The biggest deal, in my opinion, is always this: find a way to make it work for the first user. Build it around existing educational resources, or tools for an individual to learn, and then let the community enhance that initial offering. Otherwise you've got one hell of an uphill battle ahead of you. (Pertinent examples include Flickr and Delicious which both allow you to store and share resources, but are so much more when millions of people are also participating.)
Is it what you were thinking about?
http://news.ycombinator.com/item?id=1351871
http://news.ycombinator.com/item?id=1353756
Don't have money to work on it, right now. :(
Things are early on still so if you wanted to pitch in, you could be a lot of help.
http://www.studentrevolt.com/
The entire experience would be much more interesting for students if they could compete with friends (like with apps on facebook, for example), but I'm not sure making yet another FB app is a good idea here, plus you'd be stuck competing with other music theory students.
My half-baked idea is a central educational social networking site in which you could earn education points by achieving scores on lots of different member sites, not just mine... so a music theory whizkid might use their stats/achievements/reputation/karma/whatever to compete with their math nerd friend, even though they're focusing on entirely different specialties.

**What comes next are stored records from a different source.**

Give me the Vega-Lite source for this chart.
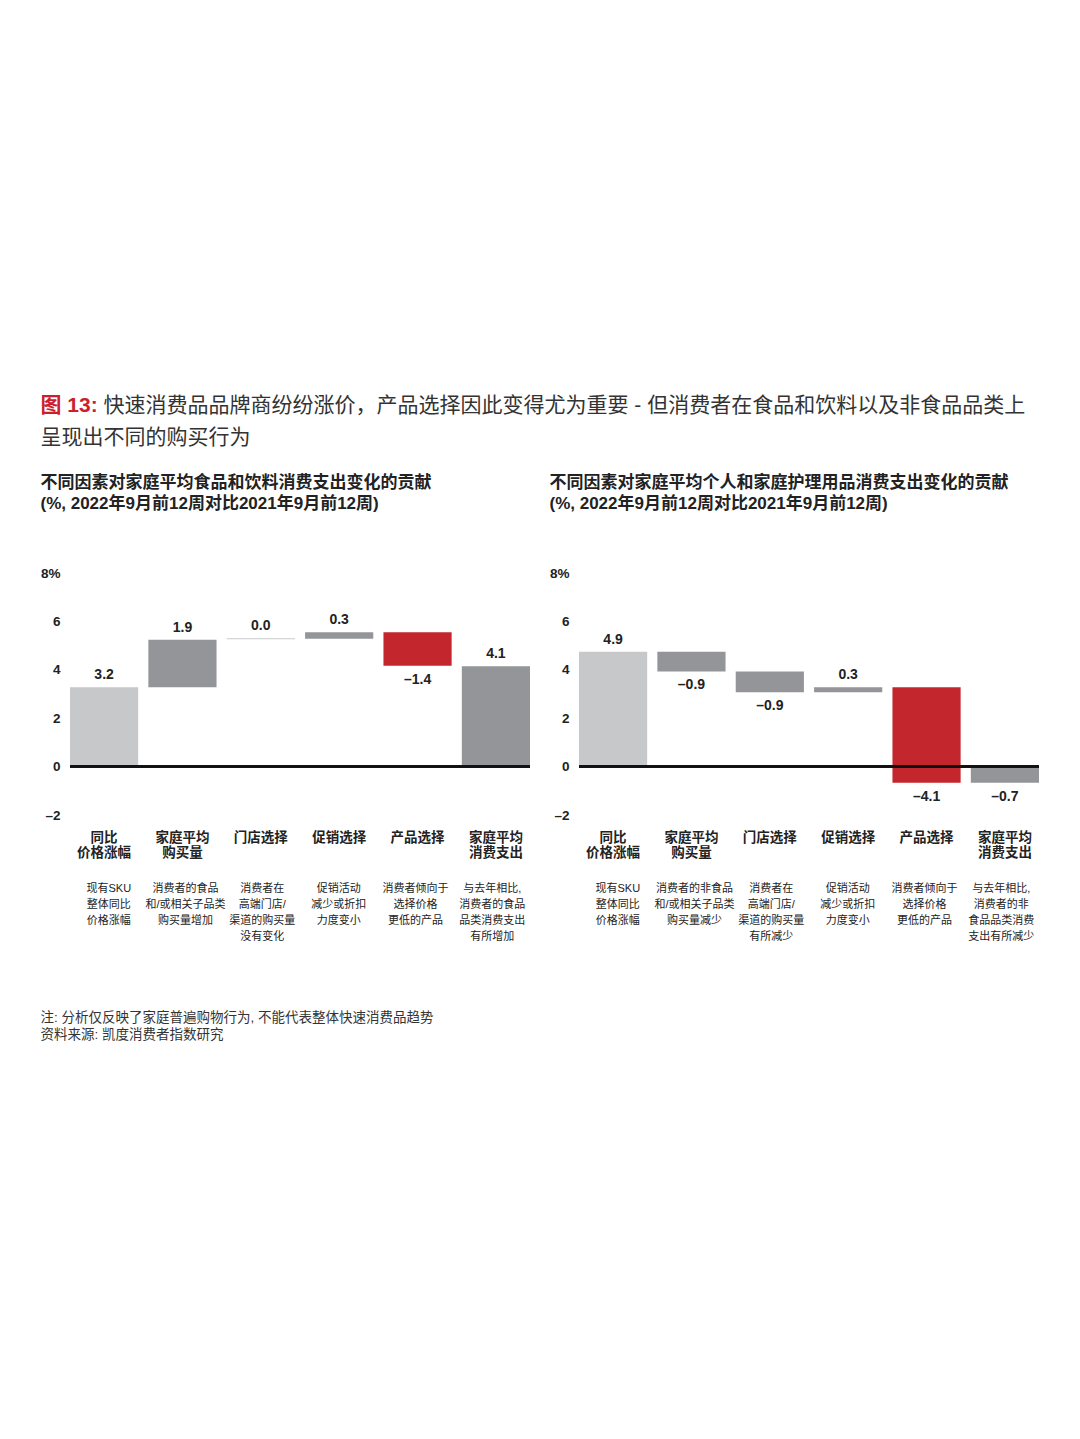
{
  "$schema": "https://vega.github.io/schema/vega-lite/v6.json",
  "padding": {"left": 40, "top": 395, "right": 20, "bottom": 10},
  "background": "white",
  "config": {
    "font": "Liberation Sans, Noto Sans CJK SC, sans-serif",
    "view": {"stroke": null},
    "axis": {"grid": false, "domain": false, "ticks": false},
    "axisX": {"labelAngle": 0}
  },
  "datasets": {
    "food": [
      {"cat": "同比|价格涨幅", "desc": "现有SKU|整体同比|价格涨幅", "start": 0, "end": 3.28, "label": "3.2", "kind": "起点"},
      {"cat": "家庭平均|购买量", "desc": "消费者的食品|和/或相关子品类|购买量增加", "start": 3.28, "end": 5.24, "label": "1.9", "kind": "变化"},
      {"cat": "门店选择", "desc": "消费者在|高端门店/|渠道的购买量|没有变化", "start": 5.26, "end": 5.3, "label": "0.0", "kind": "持平"},
      {"cat": "促销选择", "desc": "促销活动|减少或折扣|力度变小", "start": 5.28, "end": 5.55, "label": "0.3", "kind": "变化"},
      {"cat": "产品选择", "desc": "消费者倾向于|选择价格|更低的产品", "start": 5.55, "end": 4.17, "label": "–1.4", "kind": "产品选择"},
      {"cat": "家庭平均|消费支出", "desc": "与去年相比,|消费者的食品|品类消费支出|有所增加", "start": 0, "end": 4.15, "label": "4.1", "kind": "终点"}
    ],
    "care": [
      {"cat": "同比|价格涨幅", "desc": "现有SKU|整体同比|价格涨幅", "start": 0, "end": 4.75, "label": "4.9", "kind": "起点"},
      {"cat": "家庭平均|购买量", "desc": "消费者的非食品|和/或相关子品类|购买量减少", "start": 4.75, "end": 3.93, "label": "–0.9", "kind": "变化"},
      {"cat": "门店选择", "desc": "消费者在|高端门店/|渠道的购买量|有所减少", "start": 3.93, "end": 3.07, "label": "–0.9", "kind": "变化"},
      {"cat": "促销选择", "desc": "促销活动|减少或折扣|力度变小", "start": 3.07, "end": 3.28, "label": "0.3", "kind": "变化"},
      {"cat": "产品选择", "desc": "消费者倾向于|选择价格|更低的产品", "start": 3.28, "end": -0.67, "label": "–4.1", "kind": "产品选择"},
      {"cat": "家庭平均|消费支出", "desc": "与去年相比,|消费者的非|食品品类消费|支出有所减少", "start": 0, "end": -0.67, "label": "–0.7", "kind": "终点"}
    ]
  },
  "title": {
    "text": ["注: 分析仅反映了家庭普遍购物行为, 不能代表整体快速消费品趋势", "资料来源: 凯度消费者指数研究"],
    "orient": "bottom", "anchor": "start", "fontSize": 13.5, "fontWeight": "normal",
    "color": "#333", "offset": 70, "lineHeight": 17
  },
  "vconcat": [
    {
      "title": {"text": "图 13:", "color": "#cc1e2c", "fontSize": 21, "fontWeight": "bold", "anchor": "start", "offset": -21},
      "vconcat": [
        {
          "title": {
            "text": ["\u200b\u3000\u3000\u3000快速消费品品牌商纷纷涨价，产品选择因此变得尤为重要 - 但消费者在食品和饮料以及非食品品类上", "呈现出不同的购买行为"],
            "fontSize": 21, "fontWeight": "normal", "lineHeight": 32, "anchor": "start",
            "color": "#333", "offset": 26
          },
          "spacing": 18,
          "hconcat": [
            {
              "width": 460,
              "height": 242,
              "title": {
                "text": ["不同因素对家庭平均食品和饮料消费支出变化的贡献", "(%, 2022年9月前12周对比2021年9月前12周)"],
                "anchor": "start", "fontSize": 17, "fontWeight": "bold", "lineHeight": 21, "offset": 53, "color": "#222"
              },
              "data": {"name": "food"},
              "layer": [
                {
                  "layer": [
                    {
                      "mark": {"type": "bar"},
                      "encoding": {
                        "x": {
                          "field": "cat", "type": "nominal", "title": null,
                          "scale": {"domain": ["同比|价格涨幅", "家庭平均|购买量", "门店选择", "促销选择", "产品选择", "家庭平均|消费支出"], "paddingInner": 0.13, "paddingOuter": 0},
                          "axis": {"orient": "bottom", "labelExpr": "split(datum.label, '|')", "labelFontSize": 13.5, "labelFontWeight": "bold", "labelLineHeight": 15, "labelPadding": 15, "labelColor": "#222", "labelOverlap": false, "labelLimit": 0}
                        },
                        "y": {
                          "field": "start", "type": "quantitative", "title": null,
                          "scale": {"domain": [-2, 8], "nice": false, "zero": false},
                          "axis": {"values": [-2, 0, 2, 4, 6, 8], "labelExpr": "datum.value == 8 ? '8%' : datum.value < 0 ? '–' + abs(datum.value) : datum.label", "labelFontSize": 13.5, "labelFontWeight": "bold", "labelColor": "#222", "labelPadding": 10}
                        },
                        "y2": {"field": "end"},
                        "color": {
                          "field": "kind", "type": "nominal", "legend": null,
                          "scale": {"domain": ["起点", "变化", "持平", "产品选择", "终点"], "range": ["#c7c8ca", "#939598", "#c9cacc", "#c4262e", "#939598"]}
                        }
                      }
                    },
                    {
                      "transform": [{"filter": "datum.end >= datum.start"}],
                      "mark": {"type": "text", "baseline": "bottom", "dy": -5, "fontSize": 14, "fontWeight": "bold", "color": "#222"},
                      "encoding": {
                        "x": {"field": "cat", "type": "nominal", "title": null},
                        "y": {"field": "end", "type": "quantitative", "title": null},
                        "text": {"field": "label"}
                      }
                    },
                    {
                      "transform": [{"filter": "datum.end < datum.start"}],
                      "mark": {"type": "text", "baseline": "top", "dy": 7, "fontSize": 14, "fontWeight": "bold", "color": "#222"},
                      "encoding": {
                        "x": {"field": "cat", "type": "nominal", "title": null},
                        "y": {"field": "end", "type": "quantitative", "title": null},
                        "text": {"field": "label"}
                      }
                    },
                    {
                      "mark": {"type": "rule", "color": "#111", "strokeWidth": 2},
                      "encoding": {"y": {"datum": 0}}
                    }
                  ]
                },
                {
                  "mark": {"type": "text", "text": " "},
                  "encoding": {
                    "x": {
                      "field": "desc", "type": "nominal", "sort": null, "title": null,
                      "scale": {"paddingInner": 0.13, "paddingOuter": 0},
                      "axis": {"orient": "bottom", "labelExpr": "split(datum.label, '|')", "labelFontSize": 11, "labelLineHeight": 16, "labelPadding": 67, "labelColor": "#222", "labelOverlap": false, "labelLimit": 0}
                    }
                  }
                }
              ],
              "resolve": {"scale": {"x": "independent"}, "axis": {"x": "independent"}}
            },
            {
              "width": 460,
              "height": 242,
              "title": {
                "text": ["不同因素对家庭平均个人和家庭护理用品消费支出变化的贡献", "(%, 2022年9月前12周对比2021年9月前12周)"],
                "anchor": "start", "fontSize": 17, "fontWeight": "bold", "lineHeight": 21, "offset": 53, "color": "#222"
              },
              "data": {"name": "care"},
              "layer": [
                {
                  "layer": [
                    {
                      "mark": {"type": "bar"},
                      "encoding": {
                        "x": {
                          "field": "cat", "type": "nominal", "title": null,
                          "scale": {"domain": ["同比|价格涨幅", "家庭平均|购买量", "门店选择", "促销选择", "产品选择", "家庭平均|消费支出"], "paddingInner": 0.13, "paddingOuter": 0},
                          "axis": {"orient": "bottom", "labelExpr": "split(datum.label, '|')", "labelFontSize": 13.5, "labelFontWeight": "bold", "labelLineHeight": 15, "labelPadding": 15, "labelColor": "#222", "labelOverlap": false, "labelLimit": 0}
                        },
                        "y": {
                          "field": "start", "type": "quantitative", "title": null,
                          "scale": {"domain": [-2, 8], "nice": false, "zero": false},
                          "axis": {"values": [-2, 0, 2, 4, 6, 8], "labelExpr": "datum.value == 8 ? '8%' : datum.value < 0 ? '–' + abs(datum.value) : datum.label", "labelFontSize": 13.5, "labelFontWeight": "bold", "labelColor": "#222", "labelPadding": 10}
                        },
                        "y2": {"field": "end"},
                        "color": {
                          "field": "kind", "type": "nominal", "legend": null,
                          "scale": {"domain": ["起点", "变化", "持平", "产品选择", "终点"], "range": ["#c7c8ca", "#939598", "#c9cacc", "#c4262e", "#939598"]}
                        }
                      }
                    },
                    {
                      "transform": [{"filter": "datum.end >= datum.start"}],
                      "mark": {"type": "text", "baseline": "bottom", "dy": -5, "fontSize": 14, "fontWeight": "bold", "color": "#222"},
                      "encoding": {
                        "x": {"field": "cat", "type": "nominal", "title": null},
                        "y": {"field": "end", "type": "quantitative", "title": null},
                        "text": {"field": "label"}
                      }
                    },
                    {
                      "transform": [{"filter": "datum.end < datum.start"}],
                      "mark": {"type": "text", "baseline": "top", "dy": 7, "fontSize": 14, "fontWeight": "bold", "color": "#222"},
                      "encoding": {
                        "x": {"field": "cat", "type": "nominal", "title": null},
                        "y": {"field": "end", "type": "quantitative", "title": null},
                        "text": {"field": "label"}
                      }
                    },
                    {
                      "mark": {"type": "rule", "color": "#111", "strokeWidth": 2},
                      "encoding": {"y": {"datum": 0}}
                    }
                  ]
                },
                {
                  "mark": {"type": "text", "text": " "},
                  "encoding": {
                    "x": {
                      "field": "desc", "type": "nominal", "sort": null, "title": null,
                      "scale": {"paddingInner": 0.13, "paddingOuter": 0},
                      "axis": {"orient": "bottom", "labelExpr": "split(datum.label, '|')", "labelFontSize": 11, "labelLineHeight": 16, "labelPadding": 67, "labelColor": "#222", "labelOverlap": false, "labelLimit": 0}
                    }
                  }
                }
              ],
              "resolve": {"scale": {"x": "independent"}, "axis": {"x": "independent"}}
            }
          ]
        }
      ]
    }
  ]
}
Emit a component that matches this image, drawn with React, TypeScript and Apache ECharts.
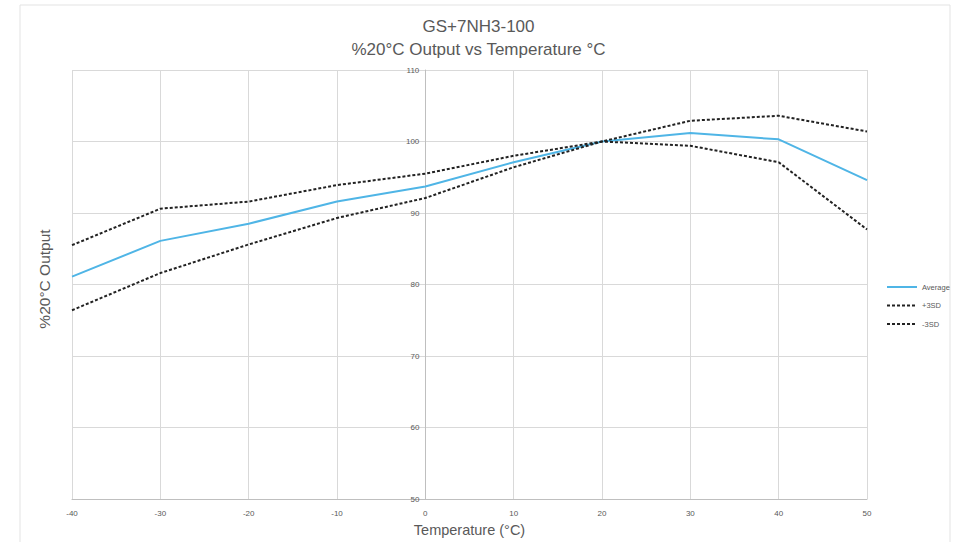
import React, { useEffect, useRef } from "react";
import * as echarts from "echarts";

const temps = [-40, -30, -20, -10, 0, 10, 20, 30, 40, 50];
const average = [81.1, 86.1, 88.5, 91.6, 93.7, 97.1, 100, 101.2, 100.3, 94.6];
const plus3SD = [85.5, 90.6, 91.6, 93.9, 95.5, 98.0, 100, 102.9, 103.6, 101.4];
const minus3SD = [76.4, 81.6, 85.6, 89.3, 92.1, 96.4, 100, 99.4, 97.1, 87.7];

const titleLines = ["GS+7NH3-100", "%20°C Output vs Temperature °C"];
const xName = "Temperature (°C)";
const yName = "%20°C Output";

const FONT = "'Liberation Sans', Arial, sans-serif";
const TXT = "#595959";

const GRID_LEFT = 72;
const GRID_RIGHT = 90;
const CHART_W = 957;
const X_MIN = -40;
const X_MAX = 50;

export default function App() {
  const ref = useRef<HTMLDivElement>(null);
  useEffect(() => {
    if (!ref.current) return;
    const chart = echarts.init(ref.current, undefined, { renderer: "svg" });
    const pair = (arr: number[]) => temps.map((t, i) => [t, arr[i]]);
    const plotW = CHART_W - GRID_LEFT - GRID_RIGHT;
    const zeroOffset = ((0 - X_MIN) / (X_MAX - X_MIN)) * plotW;
    chart.setOption({
      animation: false,
      backgroundColor: "#ffffff",
      textStyle: { fontFamily: FONT },
      title: {
        text: titleLines.join("\n"),
        left: "center",
        top: 10,
        padding: [5, 5, 5, 21],
        textStyle: { fontSize: 17, fontWeight: "normal", color: TXT, lineHeight: 23, fontFamily: FONT },
      },
      graphic: [
        {
          type: "rect",
          shape: { x: 20, y: 5, width: 930, height: 545 },
          style: { fill: "none", stroke: "#e3e3e3", lineWidth: 1 },
          silent: true,
        },
        {
          type: "text",
          x: 44,
          y: 279,
          rotation: Math.PI / 2,
          style: {
            text: yName,
            fontSize: 15.5,
            fill: TXT,
            fontFamily: FONT,
            align: "center",
            verticalAlign: "middle",
          },
        },
      ],
      legend: {
        orient: "vertical",
        left: 881,
        top: 278,
        itemWidth: 30,
        itemHeight: 8,
        itemGap: 10.5,
        itemStyle: { opacity: 0 },
        textStyle: { fontSize: 7.5, color: TXT, fontFamily: FONT },
        data: ["Average", "+3SD", "-3SD"],
      },
      grid: { left: GRID_LEFT, right: GRID_RIGHT, top: 70, bottom: 40 },
      xAxis: {
        type: "value",
        min: X_MIN,
        max: X_MAX,
        interval: 10,
        name: xName,
        nameLocation: "middle",
        nameGap: 23,
        nameTextStyle: { fontSize: 14.5, color: TXT, fontFamily: FONT },
        axisLine: { show: true, onZero: false, lineStyle: { color: "#bfbfbf" } },
        axisTick: { show: false },
        axisLabel: { fontSize: 8, color: TXT, margin: 10, fontFamily: FONT },
        splitLine: { show: true, lineStyle: { color: "#d9d9d9" } },
      },
      yAxis: {
        type: "value",
        min: 50,
        max: 110,
        interval: 10,
        offset: -zeroOffset,
        axisLine: { show: true, onZero: false, lineStyle: { color: "#bfbfbf" } },
        axisTick: { show: false },
        axisLabel: { fontSize: 8, color: TXT, margin: 6, fontFamily: FONT },
        splitLine: { show: true, lineStyle: { color: "#d9d9d9" } },
      },
      series: [
        {
          name: "Average",
          type: "line",
          data: pair(average),
          symbol: "none",
          lineStyle: { color: "#4fb5e6", width: 2 },
          itemStyle: { color: "#4fb5e6" },
          z: 3,
        },
        {
          name: "+3SD",
          type: "line",
          data: pair(plus3SD),
          symbol: "none",
          lineStyle: { color: "#222222", width: 2, type: [3, 2] },
          itemStyle: { color: "#222222" },
        },
        {
          name: "-3SD",
          type: "line",
          data: pair(minus3SD),
          symbol: "none",
          lineStyle: { color: "#222222", width: 2, type: [3, 2] },
          itemStyle: { color: "#222222" },
        },
      ],
    });
    return () => chart.dispose();
  }, []);
  return (
    <div
      ref={ref}
      style={{ position: "fixed", left: 0, top: 0, width: CHART_W, height: 542 }}
    />
  );
}
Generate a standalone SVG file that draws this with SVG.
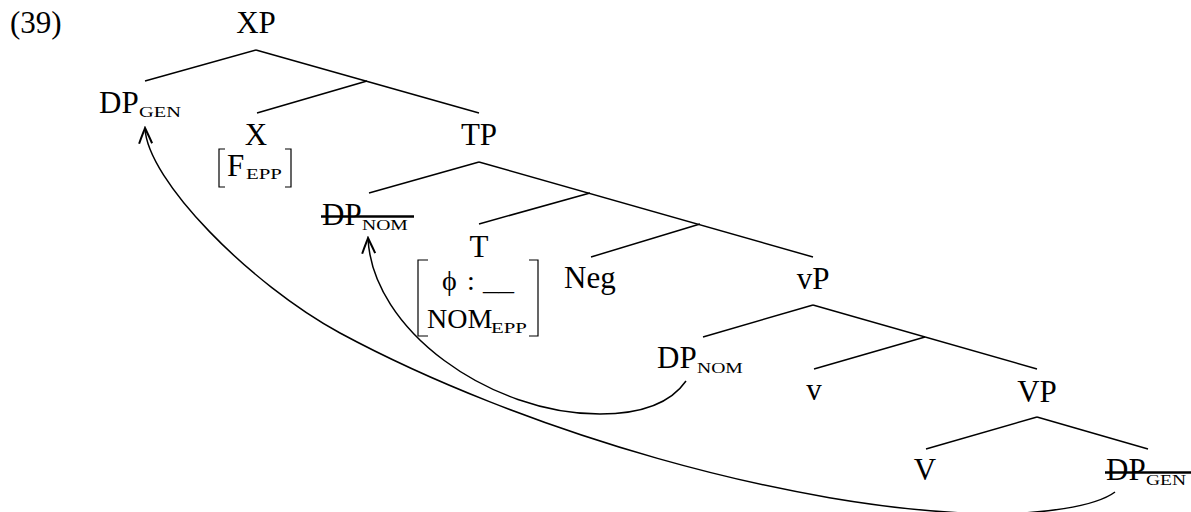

There'd have to be rough equivalency in the effort involved to achieve points on different sites, but that's not a big hurdle (and weighting could be adjusted automatically based on students' relative speed of advancement.. if students tend to go tearing through achievements on a given site, the value of its points would be reduced in the global stats).
I'll dig through some of the sites linked above when I have time, but at the moment nothing seems to match up with this concept.
Is this a good idea? (Is there anything out there heading in this direction? I don't have the time to develop it myself currently, though I'd happily offer tons of advice).
The most active class so far is MIT's OCW 6.00, Intro to Computer Science: http://curiousreef.com/class/mit-opencourseware-600-introduc...
There are others learning Vim, SICP, bash, etc. I'm also experimenting with a guitar class.
I'd love to hear your thoughts on the site. My goals when designing the site were exactly as you have described above.
How many users do you have at this moment?
Have you contacted content owners to ask them for permission to place the videos directly on your website? It'd be awesome if you can do so.
I haven't looked into hosting content yet. I feel that others do that pretty well already, but it would be more convenient to have it all in one place. What type of content do you think would be most beneficial to be hosted on Curious Reef? Embedded videos, PDFs, etc? Or are you thinking of something like replicating the content of all of OCW's classes?